Exercise requirements: Below, find each line holding "with" and state how many there are, using the number alone.

Extracted records:
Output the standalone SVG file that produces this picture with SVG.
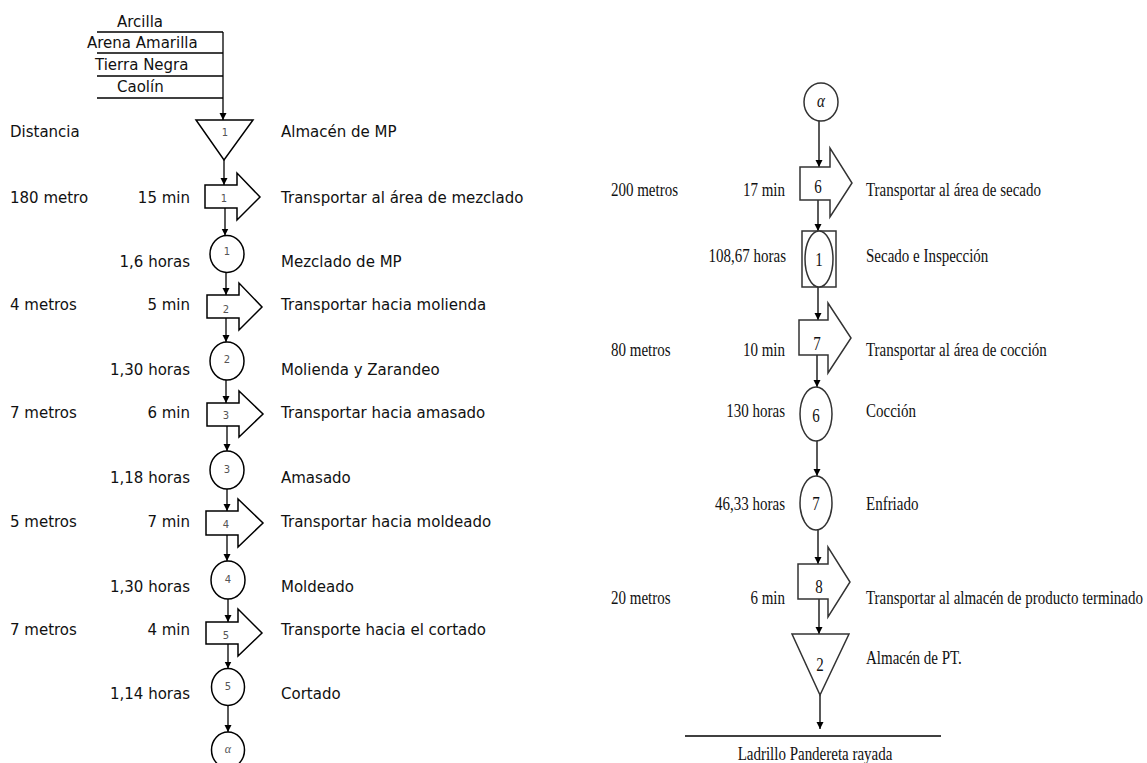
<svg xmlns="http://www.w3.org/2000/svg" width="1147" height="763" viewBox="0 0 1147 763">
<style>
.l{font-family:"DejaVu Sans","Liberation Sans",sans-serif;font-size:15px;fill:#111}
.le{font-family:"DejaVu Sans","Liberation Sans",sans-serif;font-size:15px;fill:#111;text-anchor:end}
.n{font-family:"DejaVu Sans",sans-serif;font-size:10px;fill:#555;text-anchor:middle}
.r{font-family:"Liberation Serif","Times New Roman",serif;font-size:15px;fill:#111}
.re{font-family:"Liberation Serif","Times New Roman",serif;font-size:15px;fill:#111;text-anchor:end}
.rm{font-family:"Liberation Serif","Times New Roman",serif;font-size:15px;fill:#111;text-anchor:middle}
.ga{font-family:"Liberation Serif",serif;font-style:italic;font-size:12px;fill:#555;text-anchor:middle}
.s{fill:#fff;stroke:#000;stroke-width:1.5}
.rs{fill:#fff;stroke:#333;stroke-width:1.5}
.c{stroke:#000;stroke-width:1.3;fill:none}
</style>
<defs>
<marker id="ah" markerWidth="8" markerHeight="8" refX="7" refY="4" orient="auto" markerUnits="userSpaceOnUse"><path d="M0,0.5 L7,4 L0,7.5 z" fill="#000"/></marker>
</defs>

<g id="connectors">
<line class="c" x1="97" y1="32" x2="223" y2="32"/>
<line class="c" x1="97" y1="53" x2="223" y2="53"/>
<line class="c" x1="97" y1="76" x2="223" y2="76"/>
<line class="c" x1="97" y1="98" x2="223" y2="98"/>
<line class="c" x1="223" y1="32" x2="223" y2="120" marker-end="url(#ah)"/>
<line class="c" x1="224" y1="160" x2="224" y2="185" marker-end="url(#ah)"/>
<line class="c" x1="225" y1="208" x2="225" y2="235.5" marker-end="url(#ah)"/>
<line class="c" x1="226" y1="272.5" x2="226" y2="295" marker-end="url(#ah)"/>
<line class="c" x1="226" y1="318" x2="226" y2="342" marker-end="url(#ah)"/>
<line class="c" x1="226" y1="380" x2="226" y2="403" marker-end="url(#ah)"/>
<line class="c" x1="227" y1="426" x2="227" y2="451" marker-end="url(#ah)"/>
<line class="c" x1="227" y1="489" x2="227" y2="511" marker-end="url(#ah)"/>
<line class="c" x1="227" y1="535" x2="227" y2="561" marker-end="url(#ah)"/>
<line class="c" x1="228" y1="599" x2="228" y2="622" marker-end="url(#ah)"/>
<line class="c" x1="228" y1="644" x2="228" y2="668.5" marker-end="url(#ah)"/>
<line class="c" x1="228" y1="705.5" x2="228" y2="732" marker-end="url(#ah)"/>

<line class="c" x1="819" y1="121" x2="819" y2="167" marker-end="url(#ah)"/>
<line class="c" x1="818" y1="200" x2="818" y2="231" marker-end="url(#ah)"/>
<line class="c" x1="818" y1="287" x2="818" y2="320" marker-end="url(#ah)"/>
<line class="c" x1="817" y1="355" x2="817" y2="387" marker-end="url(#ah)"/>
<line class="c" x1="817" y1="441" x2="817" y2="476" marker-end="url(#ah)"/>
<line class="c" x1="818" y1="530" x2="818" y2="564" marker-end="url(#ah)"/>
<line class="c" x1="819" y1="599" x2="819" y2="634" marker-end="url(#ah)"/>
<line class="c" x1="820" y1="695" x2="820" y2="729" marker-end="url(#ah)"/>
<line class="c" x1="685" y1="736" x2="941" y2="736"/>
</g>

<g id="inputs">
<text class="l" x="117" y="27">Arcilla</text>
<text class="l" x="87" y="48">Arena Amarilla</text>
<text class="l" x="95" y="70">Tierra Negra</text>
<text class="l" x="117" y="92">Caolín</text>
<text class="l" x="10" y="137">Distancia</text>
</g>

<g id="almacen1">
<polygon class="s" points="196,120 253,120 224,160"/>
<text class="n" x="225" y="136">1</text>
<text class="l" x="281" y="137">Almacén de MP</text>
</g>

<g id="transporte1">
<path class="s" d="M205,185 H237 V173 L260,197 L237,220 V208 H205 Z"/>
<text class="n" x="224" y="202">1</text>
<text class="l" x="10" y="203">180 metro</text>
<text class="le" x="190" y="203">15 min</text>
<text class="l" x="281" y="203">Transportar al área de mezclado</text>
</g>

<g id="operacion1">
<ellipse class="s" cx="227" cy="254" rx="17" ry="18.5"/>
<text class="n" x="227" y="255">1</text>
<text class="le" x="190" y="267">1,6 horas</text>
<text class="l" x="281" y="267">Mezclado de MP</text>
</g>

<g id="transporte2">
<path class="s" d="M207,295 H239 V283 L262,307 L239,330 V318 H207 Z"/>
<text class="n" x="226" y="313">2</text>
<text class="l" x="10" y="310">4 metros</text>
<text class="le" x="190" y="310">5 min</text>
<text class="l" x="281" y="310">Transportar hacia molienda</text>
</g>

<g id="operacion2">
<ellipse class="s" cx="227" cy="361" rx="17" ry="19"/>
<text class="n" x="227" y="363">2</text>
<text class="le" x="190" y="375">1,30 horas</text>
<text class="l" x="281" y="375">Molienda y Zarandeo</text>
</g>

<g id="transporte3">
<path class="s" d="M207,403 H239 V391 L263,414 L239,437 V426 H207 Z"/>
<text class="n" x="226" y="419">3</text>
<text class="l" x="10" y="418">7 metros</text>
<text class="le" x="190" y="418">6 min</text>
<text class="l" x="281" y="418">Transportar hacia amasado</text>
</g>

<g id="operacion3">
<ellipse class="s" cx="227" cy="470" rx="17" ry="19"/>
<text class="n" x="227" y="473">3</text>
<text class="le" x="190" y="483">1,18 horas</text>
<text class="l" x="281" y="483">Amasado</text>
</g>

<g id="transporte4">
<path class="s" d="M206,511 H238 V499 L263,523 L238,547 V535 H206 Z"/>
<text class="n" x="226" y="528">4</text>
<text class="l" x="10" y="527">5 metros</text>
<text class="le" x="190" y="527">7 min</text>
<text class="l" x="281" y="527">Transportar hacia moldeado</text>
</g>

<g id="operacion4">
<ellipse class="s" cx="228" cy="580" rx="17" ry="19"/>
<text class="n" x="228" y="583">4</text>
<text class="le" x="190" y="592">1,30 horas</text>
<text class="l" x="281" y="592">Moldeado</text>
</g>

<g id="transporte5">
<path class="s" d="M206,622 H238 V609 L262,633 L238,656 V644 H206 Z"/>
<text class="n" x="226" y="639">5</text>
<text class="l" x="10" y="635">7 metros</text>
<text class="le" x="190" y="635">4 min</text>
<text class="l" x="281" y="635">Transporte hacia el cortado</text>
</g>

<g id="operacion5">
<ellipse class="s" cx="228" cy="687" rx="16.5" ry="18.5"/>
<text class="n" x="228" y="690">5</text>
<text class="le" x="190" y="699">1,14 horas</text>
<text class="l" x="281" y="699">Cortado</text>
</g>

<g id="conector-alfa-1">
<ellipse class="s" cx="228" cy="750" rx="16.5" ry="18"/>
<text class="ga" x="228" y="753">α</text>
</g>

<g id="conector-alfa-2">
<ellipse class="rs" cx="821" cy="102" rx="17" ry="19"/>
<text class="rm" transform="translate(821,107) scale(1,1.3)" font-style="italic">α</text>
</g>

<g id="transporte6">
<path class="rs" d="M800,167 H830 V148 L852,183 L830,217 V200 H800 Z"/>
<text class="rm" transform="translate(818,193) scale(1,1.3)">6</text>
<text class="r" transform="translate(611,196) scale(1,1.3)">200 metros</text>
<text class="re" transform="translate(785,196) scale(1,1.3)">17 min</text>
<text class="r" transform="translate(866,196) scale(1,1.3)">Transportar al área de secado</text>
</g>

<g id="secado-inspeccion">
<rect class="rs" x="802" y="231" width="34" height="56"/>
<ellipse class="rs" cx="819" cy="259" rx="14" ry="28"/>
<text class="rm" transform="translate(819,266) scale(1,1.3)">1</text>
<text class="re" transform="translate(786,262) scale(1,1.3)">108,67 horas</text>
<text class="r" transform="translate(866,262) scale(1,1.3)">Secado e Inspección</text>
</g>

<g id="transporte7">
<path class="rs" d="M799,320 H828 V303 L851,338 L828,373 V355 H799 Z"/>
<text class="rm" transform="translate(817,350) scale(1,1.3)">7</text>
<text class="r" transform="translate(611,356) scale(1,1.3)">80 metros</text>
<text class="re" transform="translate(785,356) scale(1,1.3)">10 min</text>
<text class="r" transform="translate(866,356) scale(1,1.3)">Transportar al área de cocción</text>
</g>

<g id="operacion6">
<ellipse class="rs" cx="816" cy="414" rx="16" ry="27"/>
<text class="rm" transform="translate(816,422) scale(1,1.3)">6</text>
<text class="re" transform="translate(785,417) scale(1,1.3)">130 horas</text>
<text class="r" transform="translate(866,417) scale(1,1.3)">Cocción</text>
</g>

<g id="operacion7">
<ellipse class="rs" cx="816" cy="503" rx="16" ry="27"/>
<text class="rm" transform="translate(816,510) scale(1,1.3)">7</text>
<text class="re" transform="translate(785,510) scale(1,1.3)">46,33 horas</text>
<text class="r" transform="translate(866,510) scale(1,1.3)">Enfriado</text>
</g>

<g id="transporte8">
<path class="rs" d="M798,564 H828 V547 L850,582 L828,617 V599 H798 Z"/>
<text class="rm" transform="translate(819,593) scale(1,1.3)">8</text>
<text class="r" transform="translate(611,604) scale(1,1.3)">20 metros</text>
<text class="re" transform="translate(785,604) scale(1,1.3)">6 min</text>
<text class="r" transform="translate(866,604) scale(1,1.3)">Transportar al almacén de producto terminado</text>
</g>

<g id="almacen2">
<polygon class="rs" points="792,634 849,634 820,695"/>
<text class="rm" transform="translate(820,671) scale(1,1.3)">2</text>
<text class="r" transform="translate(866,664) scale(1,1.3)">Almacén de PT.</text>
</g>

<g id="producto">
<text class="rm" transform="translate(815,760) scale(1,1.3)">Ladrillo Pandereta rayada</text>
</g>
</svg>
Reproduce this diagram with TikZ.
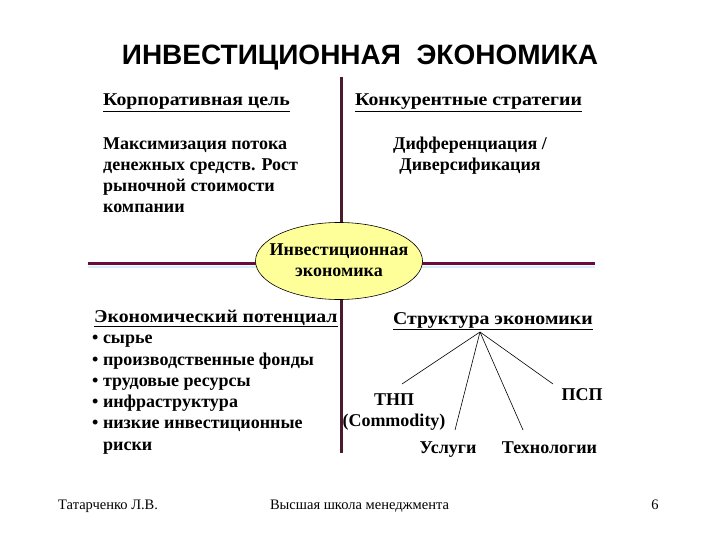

Output of the exercise: 2